Bhutan has sold over $110m in Bitcoin in 2026, cutting sovereign holdings by about 65% from their peak as Druk Holding shifts from mining-led accumulation to steady liquidation.
Summary
- Druk Holding & Investments has offloaded more than $110m in BTC this year, including a 973 BTC transfer worth about $72.3m on March 17–18 routed partly through QCP Capital and Binance.
- Bhutan’s stash has shrunk from roughly 13,000 BTC (over $1.4b and 40% of GDP at peak) to around 5,400 BTC worth about $374m, with no inflows over $100k in more than a year, implying mining has largely stopped.
- The kingdom’s methodical $5–10m clip sales, built on hydropower-funded mining since 2019, now act as a recurring sovereign overhang for Bitcoin just as macro conditions and sentiment remain fragile.
The Kingdom of Bhutan has quietly become one of the most closely watched sovereign Bitcoin sellers of 2026, with its state investment arm offloading more than $110 million worth of BTC since the start of the year — a systematic drawdown that has cut its holdings by 65% from their peak and raised questions about the future of one of crypto’s most unlikely national success stories.
The latest and largest transaction occurred on March 17 and 18, when Druk Holding & Investments — the sovereign wealth fund that manages Bhutan’s digital asset reserves — transferred 973 BTC worth approximately $72.3 million across multiple addresses. Among the recipients was QCP Capital, a Singapore-based institutional trading firm, indicating structured OTC selling designed to minimize market impact rather than distressed dumping onto open exchanges. A portion was also directed toward Binance hot wallets.

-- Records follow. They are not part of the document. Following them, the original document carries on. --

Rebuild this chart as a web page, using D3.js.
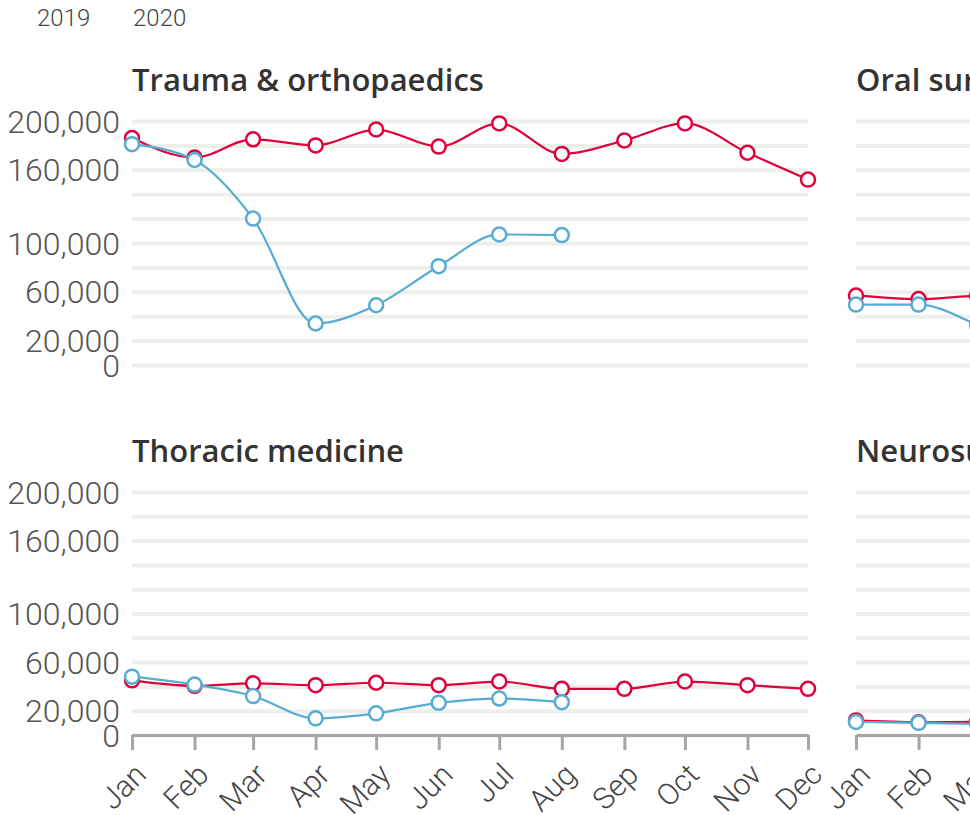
<!DOCTYPE html>
<html>
  <head>
  <title>Monthly activity</title>
  <style>
    body, html { margin: 0; padding: 0; background: #fff; }
    svg { display: block; }
    text { font-family: Roboto, "Liberation Sans", sans-serif; }
    text.title { font-family: "Open Sans", Roboto, sans-serif; }
  </style>
  </head>
  <body>

  <svg id="svg" width="970" height="815"></svg>

  <script src="https://d3js.org/d3.v7.min.js"></script>
  <script>
    // data
    const months = ['Jan', 'Feb', 'Mar', 'Apr', 'May', 'Jun', 'Jul', 'Aug', 'Sep', 'Oct', 'Nov', 'Dec']
    const years = ['2019', '2020']
    const specialties = ['Trauma & orthopaedics', 'Oral surgery', 'Thoracic medicine', 'Neurosurgery']

    const trauma2019 = [186000, 170000, 185000, 180000, 193000, 179000, 198000, 173000, 184000, 198000, 174000, 152000]
    const trauma2020 = [181000, 168000, 120000, 34000, 49000, 81000, 107000, 106500]
    const oral2019 = [57000, 54000, 56500, 55000, 57000, 55000, 58000, 52000, 55000, 58000, 55000, 48000]
    const oral2020 = [49500, 49500, 33000, 8000, 12000, 22000, 30000, 31000]
    const thoracic2019 = [45000, 40500, 42500, 41000, 43000, 41000, 44000, 38000, 38000, 44000, 41000, 38000]
    const thoracic2020 = [48000, 41500, 32000, 13700, 17800, 26500, 30000, 27000]
    const neuro2019 = [12000, 10500, 10800, 10500, 11000, 10500, 11200, 10000, 10500, 11500, 10800, 9800]
    const neuro2020 = [10700, 10000, 9000, 5000, 6000, 7500, 8500, 8500]

    const seriesBySpecialty = [
      [trauma2019, trauma2020],
      [oral2019, oral2020],
      [thoracic2019, thoracic2020],
      [neuro2019, neuro2020]
    ]

    const yTickLabels = [0, 20000, 60000, 100000, 160000, 200000]
    const gridValues = d3.range(0, 200001, 20000)

    const colors = { '2019': '#e0003c', '2020': '#56acd3' }

    const svg = d3.select('#svg')

    // legend (keys sit just above the visible area)
    const legend = svg.append('g')
    legend.selectAll('text')
      .data(years)
      .enter()
      .append('text')
      .attr('x', (d, i) => i === 0 ? 37 : 133)
      .attr('y', 26)
      .attr('font-size', 24)
      .attr('font-weight', 300)
      .attr('fill', '#444')
      .text(d => d)

    const colX = [132, 856]
    const panelWidth = 676
    const rows = [
      { top: 121, bottom: 365, titleY: 91 },
      { top: 492, bottom: 735, titleY: 462 }
    ]

    const dates = months.map((m, i) => new Date(2020, i, 1))

    specialties.forEach((name, k) => {
      const col = k % 2
      const row = rows[Math.floor(k / 2)]
      const isBottom = k >= 2
      const x0 = colX[col]

      const xscale = d3.scaleTime()
        .domain([dates[0], dates[11]])
        .range([x0, x0 + panelWidth])

      const yscale = d3.scaleLinear()
        .domain([0, 200000])
        .range([row.bottom, row.top])

      const g = svg.append('g')

      g.append('text')
        .attr('class', 'title')
        .attr('x', x0)
        .attr('y', row.titleY)
        .attr('font-size', 31)
        .attr('font-weight', 600)
        .attr('fill', '#333')
        .text(name)

      // gridlines
      const grid = d3.axisLeft(yscale)
        .tickValues(gridValues)
        .tickSize(-panelWidth)
        .tickFormat('')
      const gridG = g.append('g')
        .attr('transform', `translate(${x0}, 0)`)
        .call(grid)
      gridG.select('.domain').remove()
      gridG.selectAll('line')
        .attr('stroke', '#edf0ea')
        .attr('stroke-width', 4)

      // y labels, left column only
      if (col === 0) {
        g.append('g')
          .selectAll('text')
          .data(yTickLabels)
          .enter()
          .append('text')
          .attr('x', x0 - 12)
          .attr('y', d => yscale(d))
          .attr('dy', '0.36em')
          .attr('text-anchor', 'end')
          .attr('font-size', 32)
          .attr('font-weight', 300)
          .attr('fill', '#555')
          .text(d => d3.format(',')(d))
      }

      // x axis on bottom row
      if (isBottom) {
        const xAxis = d3.axisBottom(xscale)
          .tickValues(dates)
          .tickSize(15)
          .tickSizeOuter(0)
          .tickFormat((d, i) => months[i])
        const ax = g.append('g')
          .attr('transform', `translate(0, ${row.bottom})`)
          .call(xAxis)
        ax.select('.domain')
          .attr('stroke', '#a8a6a4')
          .attr('stroke-width', 3)
        ax.selectAll('.tick line')
          .attr('stroke', '#a8a6a4')
          .attr('stroke-width', 3)
        ax.selectAll('.tick text')
          .attr('font-size', 30)
          .attr('font-weight', 300)
          .attr('fill', '#444')
          .attr('text-anchor', 'end')
          .attr('x', 0)
          .attr('y', 0)
          .attr('dy', '0.35em')
          .attr('transform', 'translate(8, 34) rotate(-45)')
      }

      const line = d3.line()
        .x((d, i) => xscale(dates[i]))
        .y(d => yscale(d))
        .curve(d3.curveMonotoneX)

      seriesBySpecialty[k].forEach((values, s) => {
        const color = colors[years[s]]
        const sg = g.append('g')
        sg.append('path')
          .datum(values)
          .attr('fill', 'none')
          .attr('stroke', color)
          .attr('stroke-width', 2.2)
          .attr('d', line)
        sg.selectAll('circle')
          .data(values)
          .enter()
          .append('circle')
          .attr('cx', (d, i) => xscale(dates[i]))
          .attr('cy', d => yscale(d))
          .attr('r', 7)
          .attr('fill', '#fff')
          .attr('stroke', color)
          .attr('stroke-width', 2.5)
      })
    })
  </script>
  </body>
</html>
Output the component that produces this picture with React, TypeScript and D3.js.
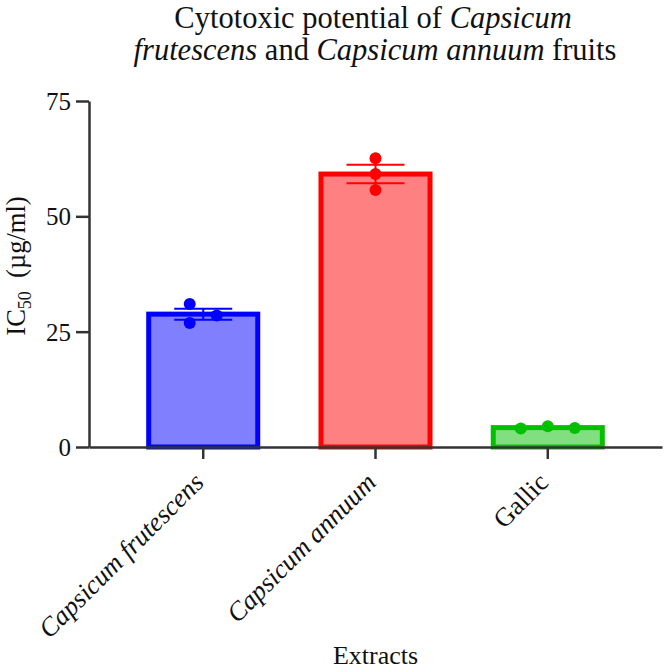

Bhutan’s Bitcoin journey began in 2019, when the country began quietly mining BTC using surplus hydroelectric power from its Himalayan rivers — a near-zero marginal cost energy source that made mining highly profitable even at modest price levels. At its peak, Bhutan held approximately 13,000 BTC, valued at over $1.4 billion — a sum representing more than 40% of the country’s entire gross domestic product at the time. Those holdings have since contracted to roughly 5,400 BTC, worth around $374 million at current prices.
A critical detail flagged by on-chain analytics firm Arkham Intelligence adds a new dimension to the story: Bhutan has not recorded a Bitcoin inflow of over $100,000 in more than a year. This strongly suggests the country has halted or severely curtailed its mining operations, shifting from an accumulation-and-hold strategy to a pure liquidation mode. The reasons remain officially unconfirmed, but analysts have pointed to declining mining profitability following the April 2024 halving, rising operational costs, and competing demands on the country’s hydropower infrastructure.
The selling pattern has been methodical rather than reactive. Bhutan typically transacts in $5–10 million clips, with occasional larger tranches when market conditions are favorable. The $72.3 million move this week is an outlier in size, suggesting either an acceleration of the drawdown timeline or an opportunistic decision to lock in prices near the $71,000 level before further deterioration.
For the broader market, the sustained presence of sovereign-scale selling at these volumes is a non-trivial headwind. Unlike retail or even institutional fund selling, sovereign liquidations tend to be price-insensitive and recurring — features that can create persistent ceiling pressure on any attempted recovery. As Bitcoin navigates a fragile macro environment with fear sentiment elevated and ETF flows recently reversing, Bhutan’s quiet but relentless selling is one more structural force the bulls must absorb on the path back to new highs.